コピペで済ませられる読書感想文

 
【大学生から小学生まで 「ネットでコピペ病」蔓延】
@nifty ニュース)
http://news.nifty.com/cs/headline/detail/jcast-23519/1.htm
http://b.hatena.ne.jp/entry/http://www.asahi.com/national/update/0712/TKY200807120078.html

 
少なくとも十年以上前から問題視されていたはずのことなので(当時も同じ件についてWeb上に私見を挙げた記憶がある)、今さら「なんと〜広がりつつあるというのだ」などと煽られたところで、何かのジョークのようにしか思えなかった。
 
記事後半にあるツールの開発記事が目玉なのだったら、そのように書くべきだったのではないだろうか。

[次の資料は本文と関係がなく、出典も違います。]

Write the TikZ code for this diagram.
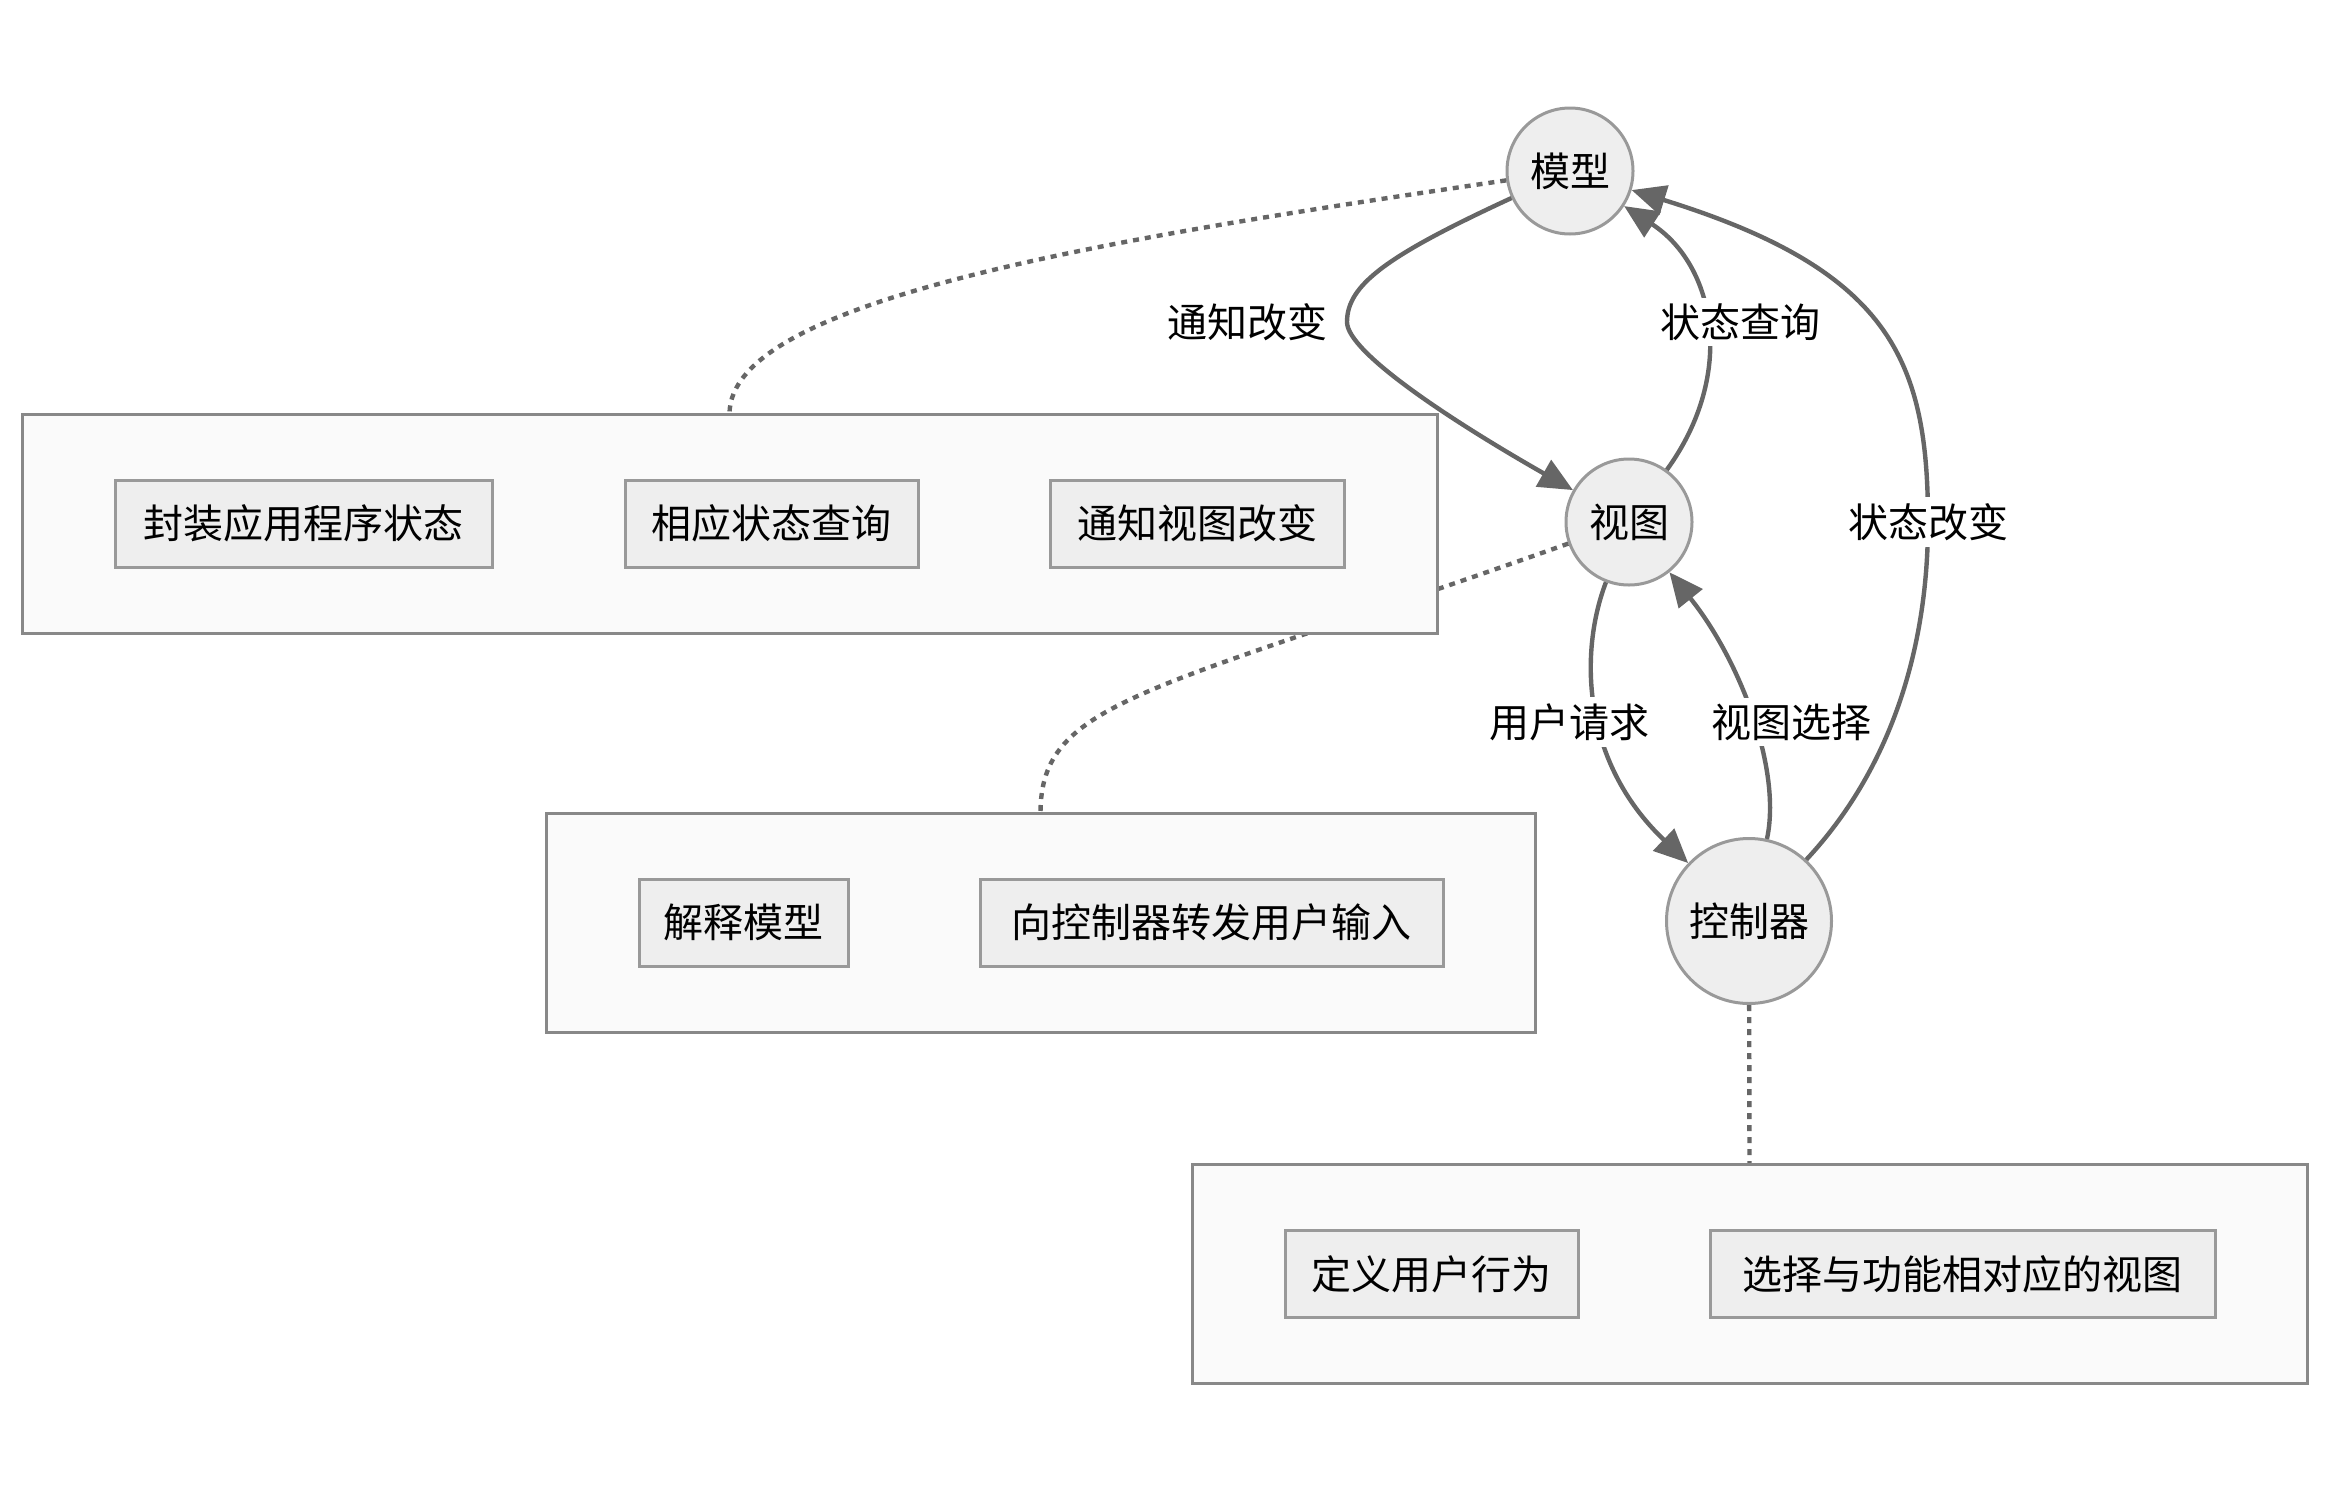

少なくともこの煽りと前半の文章のおかげで、「初めてネットに触れた人の驚愕を大げさに演出してみた記事」以上の印象は抱けない。
  
それはそれとして、私はいちおう(元)教育関係者であるため、この手の記事を見るたびに、思うところが幾つかあったりする。
 



 
そもそも、この問題の根っこは、どこにあるのだろうか。
元記事では、「ネットが悪い」「ネットを使う子供たちのモラルが悪い」などという切り口で扱われているわけだが、どうにもこれが的外れな話のように思えてならない。
 
ネットが普及するよりもはるかに前から、悪ガキにとって宿題とは、「なんとかして友人がやったノートを写させてもらうもの」だった。要領の良い悪ガキはそれを上手くやってのけ、そうでなければ失敗して教師に怒られるなり結局自分でやる羽目になったりしていた。要領よくズルをする者が得をし、そうでない者はしっぺ返しを食らうという、ひとつの「教育」がそこにあった。そういう教育を受けてきた子供たちは、ズルをすることのリスクとリターンを知り、だからこそ逆に真面目に積み重ねて生きることの強みを実感出来ていたはずだ。
この事実を無視しては、コピペ読書感想文問題とやらについて、何を語ることも出来ないのではないだろうか。
 
「友人のノート」と「ネット上のサイト」、この二つのコピー元それぞれの特性の差を見極めて、その上で何を問題視し何を解決するべきなのかを考えるべきなのではないだろうか。
 
個人的には、「安易な道には落とし穴が仕掛けられているべき」「その穴にはまる痛さ、あるいは穴をよける困難さを教えられれば、そこに『教育』は発生している」と考えている。
後の問題はその落とし穴の仕掛け方次第であり、そこがその教師の腕の見せ所だろうと。
 

 
……しかし、最近の小学校は、提出された読書感想文をもとに討論会とかやらせないのかね。
 
「書きました」
「提出しました」
「点数つきました」
だけで課せられたノルマがきれいに片付いてしまうなら、そりゃあ他人のものをコピーするのが一番手っ取り早くて効率もいいに決まってる。
明らかに効率の良い選択肢がそこにあるというのに、ただ「禁止」の一言だけでそれを取り上げて非効率な道を歩ませようというのは、それこそ教育上どうなのだろう。
目の前の問題を解決するためにあらゆる手段を検討し、その中から最も効率の良いものを選択する……そういう経験を積む絶好の機会を奪い去っているのなら、「最近の子供は応用力やら発想力に欠ける」などという言葉は口が裂けても言ってはいけないはずなのだが。
 
子供のモラルがどうこうとか言うよりも前に、手元の提出物から視線を上げて子供の顔を見るだけでも、えらく話が変わってくるはずなのだけど。